The utility of Allport's conditions of intergroup contact for predicting perceptions of improved racial attitudes and beliefs - Contact Hypothesis

Journal of Social Issues, Winter, 1998 by Michele Andrisin Wittig, Sheila Grant-Thompson

Facilitator Judgments

Respondents and survey distribution. During the 1997-98 school year, 250 college student facilitators participated in the RAP program. In the fall, 84 college students led RAP discussions in a total of 56 RAP classes. In the spring, 166 college students led RAP discussions in a total of 86 RAP classes. (Typically facilitator pairs co-lead discussions.) The intervention typically lasted 8 weeks, but in some cases as few as 4., depending on the secondary school academic calendar. Facilitators were mailed a Final Facilitator Survey about 7 weeks after beginning their RAP class discussions. Facilitators were mailed one Final Facilitator Survey for each RAP class they led; some facilitators led more than one class. Sixty-six Final Facilitator Surveys (from 63 facilitators) were received over the course of the academic year. Because some of the facilitators evaluated more than one class, not all the sources of data are independent. Therefore, multiple evaluations from the same facilitators were removed via random deletion (in a process similar to that used for Final Teacher Surveys and described above), yielding a final sample of 63 cases with complete data.

Survey description. Final Facilitator Surveys contained ten sections. Data for the present report are taken from section 5 (judgments of changes in RAP students' racial attitudes and beliefs) and section 7 (a set of the same five questions about classroom climate that the teachers received).

Analysis of facilitator perceptions as predictors of perceived student changes in racial attitudes and beliefs. A composite predictor variable was constructed from the five items tapping facilitator perceptions of classroom climate in the same way as had been done for the teacher analysis ([Alpha] = .81). The outcome variables for the present analysis were very similar to those used for the teacher data analysis, except that the items began with the stem "Rate the extent to which the following were achieved in the [RAP] class . . ." and item c was: "You communicated your support of positive intergroup interactions" (instead of "The facilitators communicated . . ."). The descriptive statistics for the five variables composing the predictor were as follows: equal status (M = 5.95, SD = 1.35), interdependence (M = 5.36, SD = 1.41), facilitator norm (M = 6.24, SD = 1.03), association (M = 5.52, SD = 1.46), and contradiction of negative stereotypes (M = 5.05, SD = 1.84). For the composite predictor, M = 5.63, SD = 1.12. For the outcome variables, these descriptive statistics were as follows: comfort (M = 5.11, SD = 1.57), equal worth (M = 5.21, SD = 1.43), and friendships (M= 5.29, SD = 1.41).
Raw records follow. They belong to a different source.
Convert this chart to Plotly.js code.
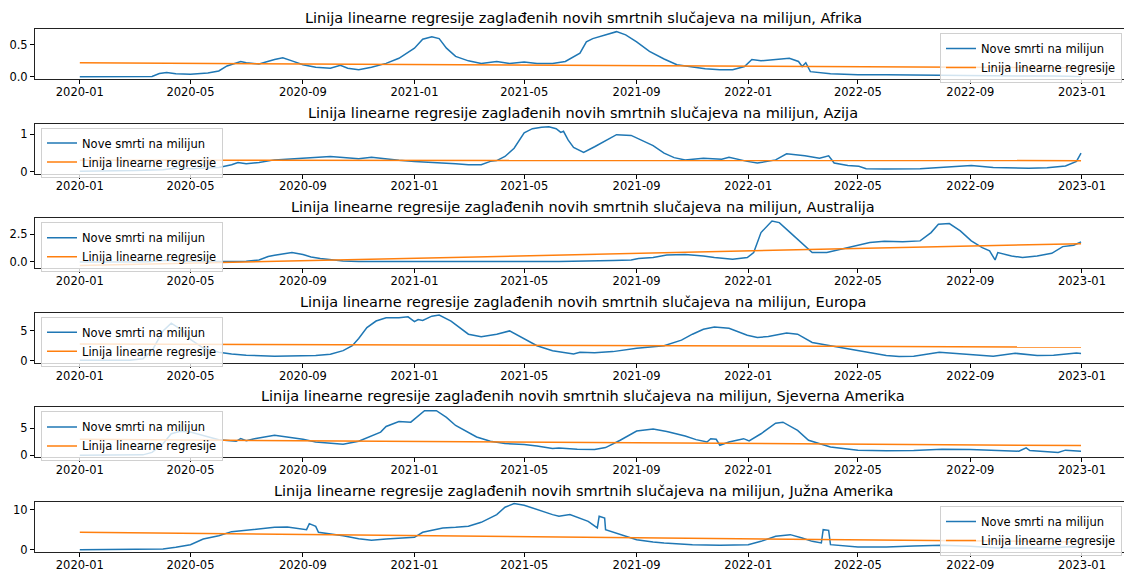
<!DOCTYPE html>
<html>
<head>
<meta charset="utf-8">
<script src="https://cdn.plot.ly/plotly-3.0.1.min.js"></script>
<style>html,body{margin:0;padding:0;background:#fff}</style>
</head>
<body>
<div id="chart" style="width:1124px;height:572px"></div>
<script>
// ---------- DATA ----------
const regionNames = ["Afrika", "Azija", "Australija", "Europa", "Sjeverna Amerika", "Južna Amerika"];
const seriesName = "Nove smrti na milijun";
const regName = "Linija linearne regresije";
const titlePrefix = "Linija linearne regresije zaglađenih novih smrtnih slučajeva na milijun, ";
const regDates = ["2020-01-01", "2022-12-31"];

const afrikaDates = ["2020-01-01","2020-03-20","2020-03-28","2020-04-05","2020-04-15","2020-05-01","2020-05-20","2020-06-01","2020-06-10","2020-06-20","2020-06-25","2020-07-01","2020-07-15","2020-08-01","2020-08-10","2020-08-20","2020-09-01","2020-09-15","2020-10-01","2020-10-12","2020-10-20","2020-11-01","2020-11-15","2020-12-01","2020-12-15","2021-01-01","2021-01-10","2021-01-20","2021-01-28","2021-02-05","2021-02-15","2021-03-01","2021-03-15","2021-04-01","2021-04-15","2021-05-01","2021-05-15","2021-06-01","2021-06-15","2021-07-01","2021-07-08","2021-07-15","2021-08-01","2021-08-10","2021-08-20","2021-09-01","2021-09-15","2021-10-01","2021-10-15","2021-11-01","2021-11-15","2021-12-01","2021-12-15","2021-12-28","2022-01-05","2022-01-15","2022-02-01","2022-02-15","2022-02-25","2022-03-01","2022-03-05","2022-03-10","2022-04-01","2022-05-01","2022-06-01","2022-07-01","2022-08-01","2022-09-01","2022-10-01","2022-11-01","2022-12-01","2022-12-31"];
const afrikaValues = [0.0,0.005,0.05,0.065,0.045,0.04,0.06,0.09,0.17,0.22,0.24,0.22,0.20,0.27,0.30,0.25,0.19,0.15,0.135,0.18,0.135,0.11,0.15,0.21,0.29,0.45,0.59,0.63,0.60,0.45,0.32,0.25,0.21,0.24,0.21,0.23,0.21,0.21,0.24,0.37,0.55,0.60,0.67,0.71,0.66,0.55,0.40,0.28,0.19,0.15,0.125,0.11,0.11,0.16,0.27,0.25,0.27,0.29,0.24,0.16,0.22,0.08,0.047,0.03,0.03,0.026,0.02,0.01,0.01,0.01,0.01,0.005];
const afrikaReg = [0.22, 0.14];

const azijaDates = ["2020-01-01","2020-02-01","2020-03-01","2020-04-01","2020-04-20","2020-05-01","2020-05-15","2020-06-01","2020-06-15","2020-06-22","2020-07-01","2020-07-15","2020-08-01","2020-08-15","2020-09-01","2020-09-15","2020-10-01","2020-10-15","2020-11-01","2020-11-15","2020-12-01","2020-12-15","2021-01-01","2021-01-15","2021-02-01","2021-02-15","2021-03-01","2021-03-15","2021-03-25","2021-04-01","2021-04-10","2021-04-20","2021-05-01","2021-05-10","2021-05-20","2021-05-28","2021-06-05","2021-06-10","2021-06-13","2021-06-18","2021-06-24","2021-07-05","2021-07-17","2021-07-29","2021-08-10","2021-08-26","2021-09-07","2021-09-19","2021-10-01","2021-10-12","2021-10-24","2021-11-13","2021-12-03","2021-12-11","2021-12-31","2022-01-11","2022-01-31","2022-02-12","2022-03-04","2022-03-20","2022-03-30","2022-04-05","2022-04-20","2022-05-02","2022-05-10","2022-05-30","2022-07-08","2022-08-17","2022-09-02","2022-09-26","2022-11-04","2022-11-24","2022-12-14","2022-12-26","2022-12-31"];
const azijaValues = [0.02,0.026,0.035,0.06,0.12,0.087,0.095,0.12,0.19,0.25,0.22,0.25,0.32,0.34,0.36,0.39,0.41,0.38,0.35,0.39,0.34,0.31,0.28,0.26,0.25,0.22,0.19,0.19,0.28,0.30,0.41,0.63,1.04,1.15,1.19,1.20,1.15,1.05,1.08,0.85,0.65,0.52,0.67,0.84,0.99,0.97,0.84,0.70,0.50,0.38,0.32,0.365,0.34,0.39,0.28,0.235,0.32,0.48,0.43,0.365,0.43,0.235,0.17,0.15,0.087,0.078,0.087,0.157,0.17,0.12,0.095,0.11,0.157,0.28,0.50];
const azijaReg = [0.31, 0.30];

const australijaDates = ["2020-01-01","2020-03-15","2020-04-05","2020-04-25","2020-06-01","2020-07-01","2020-07-15","2020-07-25","2020-08-01","2020-08-15","2020-08-20","2020-09-01","2020-09-10","2020-09-20","2020-10-01","2020-10-15","2020-11-01","2021-03-01","2021-06-08","2021-08-06","2021-08-26","2021-09-03","2021-09-19","2021-10-04","2021-10-24","2021-11-13","2021-11-25","2021-12-15","2021-12-31","2022-01-07","2022-01-15","2022-01-27","2022-02-04","2022-02-16","2022-03-04","2022-03-12","2022-03-28","2022-04-12","2022-04-24","2022-05-14","2022-05-30","2022-06-19","2022-07-08","2022-07-20","2022-07-28","2022-08-09","2022-08-21","2022-09-02","2022-09-14","2022-09-22","2022-09-28","2022-10-01","2022-10-16","2022-10-28","2022-11-13","2022-11-29","2022-12-11","2022-12-23","2022-12-31"];
const australijaValues = [0.0,0.01,0.15,0.05,0.03,0.06,0.18,0.48,0.60,0.78,0.84,0.66,0.45,0.30,0.18,0.09,0.03,0.02,0.03,0.12,0.18,0.30,0.39,0.63,0.66,0.54,0.39,0.24,0.39,0.84,2.65,3.70,3.55,2.65,1.44,0.84,0.84,1.14,1.38,1.75,1.87,1.81,1.90,2.65,3.40,3.46,2.80,1.90,1.29,0.99,0.18,0.84,0.54,0.39,0.54,0.78,1.38,1.50,1.81];
const australijaReg = [-0.33, 1.65];

const europaDates = ["2020-01-01","2020-02-25","2020-03-10","2020-03-20","2020-04-01","2020-04-10","2020-04-20","2020-05-01","2020-05-15","2020-06-01","2020-06-15","2020-07-01","2020-08-01","2020-09-01","2020-09-15","2020-10-01","2020-10-15","2020-10-25","2020-11-01","2020-11-10","2020-11-20","2020-12-01","2020-12-15","2020-12-25","2021-01-01","2021-01-05","2021-01-10","2021-01-20","2021-01-28","2021-02-10","2021-02-20","2021-03-01","2021-03-15","2021-04-01","2021-04-15","2021-05-01","2021-05-15","2021-06-01","2021-06-08","2021-06-24","2021-07-01","2021-07-17","2021-08-06","2021-09-01","2021-10-01","2021-10-20","2021-11-01","2021-11-13","2021-11-25","2021-12-11","2021-12-31","2022-01-11","2022-01-23","2022-02-12","2022-02-24","2022-03-12","2022-04-01","2022-05-01","2022-06-01","2022-06-15","2022-07-01","2022-07-29","2022-09-01","2022-09-26","2022-10-20","2022-11-13","2022-12-01","2022-12-26","2022-12-31"];
const europaValues = [0.08,0.1,0.33,1.7,5.0,6.3,5.3,3.6,2.14,1.43,1.15,0.93,0.77,0.82,0.88,1.10,1.70,2.53,3.74,5.55,6.65,7.2,7.2,7.36,6.54,6.9,6.76,7.47,7.64,6.65,5.55,4.45,4.01,4.45,5.0,3.63,2.53,1.70,1.54,1.15,1.43,1.37,1.54,2.09,2.53,3.46,4.45,5.28,5.66,5.44,4.29,3.9,4.07,4.67,4.45,3.08,2.53,1.70,0.88,0.71,0.77,1.43,0.99,0.77,1.26,0.88,0.93,1.32,1.21];
const europaReg = [2.8, 2.3];

const sjAmerikaDates = ["2020-01-01","2020-03-10","2020-03-20","2020-04-01","2020-04-10","2020-04-20","2020-05-01","2020-05-15","2020-06-01","2020-06-20","2020-06-25","2020-07-01","2020-07-10","2020-08-01","2020-08-15","2020-09-01","2020-09-15","2020-10-01","2020-10-15","2020-11-01","2020-11-15","2020-11-25","2020-12-01","2020-12-15","2020-12-28","2021-01-01","2021-01-12","2021-01-25","2021-02-05","2021-02-15","2021-02-25","2021-03-10","2021-03-25","2021-04-10","2021-05-01","2021-05-15","2021-06-01","2021-06-08","2021-06-28","2021-07-17","2021-07-29","2021-08-14","2021-09-01","2021-09-19","2021-10-04","2021-10-24","2021-11-05","2021-11-17","2021-11-21","2021-11-27","2021-12-01","2021-12-11","2021-12-27","2022-01-02","2022-01-15","2022-01-31","2022-02-08","2022-02-24","2022-03-08","2022-03-20","2022-04-01","2022-05-01","2022-06-01","2022-07-01","2022-08-01","2022-09-01","2022-10-01","2022-10-24","2022-11-01","2022-11-05","2022-12-06","2022-12-14","2022-12-31"];
const sjAmerikaValues = [0.0,0.05,0.5,2.1,3.96,4.4,4.27,3.66,2.87,2.56,3.05,2.68,3.05,3.66,3.36,2.93,2.44,2.14,2.0,2.56,3.54,4.27,5.3,6.22,6.1,6.7,8.24,8.24,7.0,5.49,4.57,3.36,2.56,2.14,1.95,1.71,1.22,1.34,1.10,1.04,1.40,2.75,4.45,4.82,4.39,3.54,2.87,2.44,3.05,2.93,1.83,2.44,3.05,2.62,3.96,5.92,6.1,4.57,2.75,2.14,1.52,0.92,0.79,0.85,1.10,1.04,0.92,0.73,1.34,0.85,0.49,0.92,0.73];
const sjAmerikaReg = [2.93, 1.77];

const juzAmerikaDates = ["2020-01-01","2020-03-20","2020-04-01","2020-04-15","2020-05-01","2020-05-15","2020-06-01","2020-06-15","2020-07-01","2020-07-15","2020-08-01","2020-08-15","2020-09-01","2020-09-05","2020-09-08","2020-09-15","2020-09-18","2020-10-01","2020-10-15","2020-11-01","2020-11-15","2020-12-01","2020-12-15","2021-01-01","2021-01-10","2021-02-01","2021-02-15","2021-03-01","2021-03-15","2021-04-01","2021-04-10","2021-04-20","2021-05-01","2021-05-15","2021-06-01","2021-06-08","2021-06-20","2021-07-10","2021-07-20","2021-07-22","2021-07-28","2021-07-29","2021-08-14","2021-09-01","2021-09-19","2021-10-01","2021-11-01","2021-12-01","2022-01-01","2022-01-15","2022-01-31","2022-02-16","2022-03-01","2022-03-12","2022-03-22","2022-03-24","2022-03-30","2022-04-01","2022-05-01","2022-06-01","2022-07-01","2022-08-01","2022-09-01","2022-10-01","2022-11-01","2022-12-01","2022-12-20","2022-12-31"];
const juzAmerikaValues = [0.0,0.02,0.17,0.58,1.25,2.67,3.5,4.5,4.83,5.17,5.58,5.67,5.25,5.0,6.5,5.83,4.33,3.92,3.5,2.75,2.33,2.67,2.83,3.08,4.33,5.42,5.58,5.83,6.83,8.75,10.6,11.5,11.1,10.0,8.75,8.33,8.75,7.08,5.42,8.33,7.9,5.0,3.75,2.5,1.92,1.67,1.25,1.08,1.25,2.08,3.33,3.75,2.92,2.08,1.67,5.0,4.83,1.25,0.67,0.67,0.92,1.08,0.83,0.42,0.42,0.5,0.75,0.67];
const juzAmerikaReg = [4.33, 1.92];

const yRanges = [[-0.036, 0.752], [-0.045, 1.285], [-0.57, 3.95], [-0.33, 8.03], [-0.42, 8.84], [-0.58, 11.9]];
const yDticks = [0.5, 1, 2.5, 5, 5, 10];
const yFormats = [".1f", "d", ".1f", "d", "d", "d"];
const legendRight = [true, false, false, false, false, true];

// ---------- BUILD ----------
const allDates = [afrikaDates, azijaDates, australijaDates, europaDates, sjAmerikaDates, juzAmerikaDates];
const allValues = [afrikaValues, azijaValues, australijaValues, europaValues, sjAmerikaValues, juzAmerikaValues];
const allReg = [afrikaReg, azijaReg, australijaReg, europaReg, sjAmerikaReg, juzAmerikaReg];

const W = 1124, H = 572, PITCH = 94.6;
const font = "DejaVu Sans";
const traces = [];
const layout = {
  width: W, height: H,
  margin: {l: 0, r: 0, t: 0, b: 0},
  paper_bgcolor: "#fff", plot_bgcolor: "#fff",
  font: {family: font, size: 11.5, color: "#000"},
  showlegend: true,
  annotations: []
};

for (let k = 0; k < 6; k++) {
  const top = 29 + PITCH * k, bot = top + 50;
  const sfx = k === 0 ? "" : String(k + 1);
  const lg = "legend" + sfx;
  traces.push({
    x: allDates[k], y: allValues[k], type: "scatter", mode: "lines",
    name: seriesName, line: {color: "#1f77b4", width: 1.5},
    xaxis: "x" + sfx, yaxis: "y" + sfx, legend: lg, hoverinfo: "skip"
  });
  traces.push({
    x: regDates, y: allReg[k], type: "scatter", mode: "lines",
    name: regName, line: {color: "#ff7f0e", width: 1.5},
    xaxis: "x" + sfx, yaxis: "y" + sfx, legend: lg, hoverinfo: "skip"
  });
  layout["xaxis" + sfx] = {
    domain: [35 / W, 1], anchor: "y" + sfx,
    type: "date", range: ["2019-11-13", "2023-02-16"],
    tick0: "2020-01-01", dtick: "M4", tickformat: "%Y-%m",
    ticks: "outside", ticklen: 4, tickcolor: "#000", tickwidth: 1,
    ticklabelstandoff: -2,
    showline: true, linecolor: "#222", linewidth: 1, mirror: true,
    showgrid: false, zeroline: false,
    tickfont: {family: font, size: 11.5, color: "#000"}
  };
  layout["yaxis" + sfx] = {
    domain: [1 - bot / H, 1 - top / H], anchor: "x" + sfx,
    range: yRanges[k], tick0: 0, dtick: yDticks[k], tickformat: yFormats[k],
    ticks: "outside", ticklen: 4, tickcolor: "#000", tickwidth: 1,
    showline: true, linecolor: "#222", linewidth: 1, mirror: false,
    showgrid: false, zeroline: false,
    tickfont: {family: font, size: 11.5, color: "#000"}
  };
  layout[lg] = {
    x: legendRight[k] ? 1122 / W : 41 / W,
    xanchor: legendRight[k] ? "right" : "left",
    y: 1 - (top + 4) / H, yanchor: "top",
    bgcolor: "rgba(255,255,255,0.8)", bordercolor: "#d0d0d0", borderwidth: 1,
    font: {family: font, size: 11.5, color: "#000"},
    itemwidth: 30, tracegroupgap: 0
  };
  layout.annotations.push({
    text: titlePrefix + regionNames[k],
    xref: "paper", yref: "paper", x: 583 / W, y: 1 - (top - 11) / H,
    xanchor: "center", yanchor: "middle", showarrow: false,
    font: {family: font, size: 14.5, color: "#000"}
  });
}

Plotly.newPlot("chart", traces, layout, {displayModeBar: false, staticPlot: true});
</script>
</body>
</html>
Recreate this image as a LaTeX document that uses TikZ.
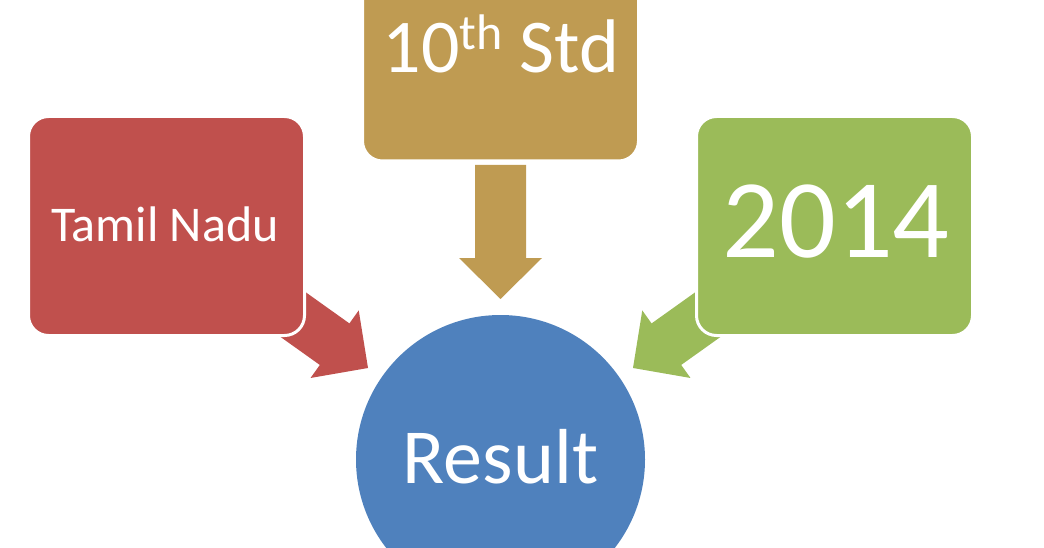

Results showed that the composite contributed significantly to the prediction of each of the three outcome variables. Specifically, the facilitators' assessment of the extent to which the set of five classroom climate conditions were achieved accounted for 28% of the variance in their judgments of students' increased comfort talking about race, F (1, 61) = 23.44, p [less than] .001; 49% of the variance in their judgments of students' increased recognition of equal worth of all groups, F (1, 61) = 58.67, p [less than] .001; and 49% of the variance in their judgments of students' greater openness to cross-racial friendships, F (1, 61) = 58.10, p [less than] .001. In additional analyses using each component of the Contact Hypothesis as a separate predictor in a series of three standard multiple regressions, two of the five components added significantly to the facilitators' perceptions of each of the three student outcomes: perceptions that "students of all racial and ethnic groups were given equal status" and that they "came to know each other as individuals."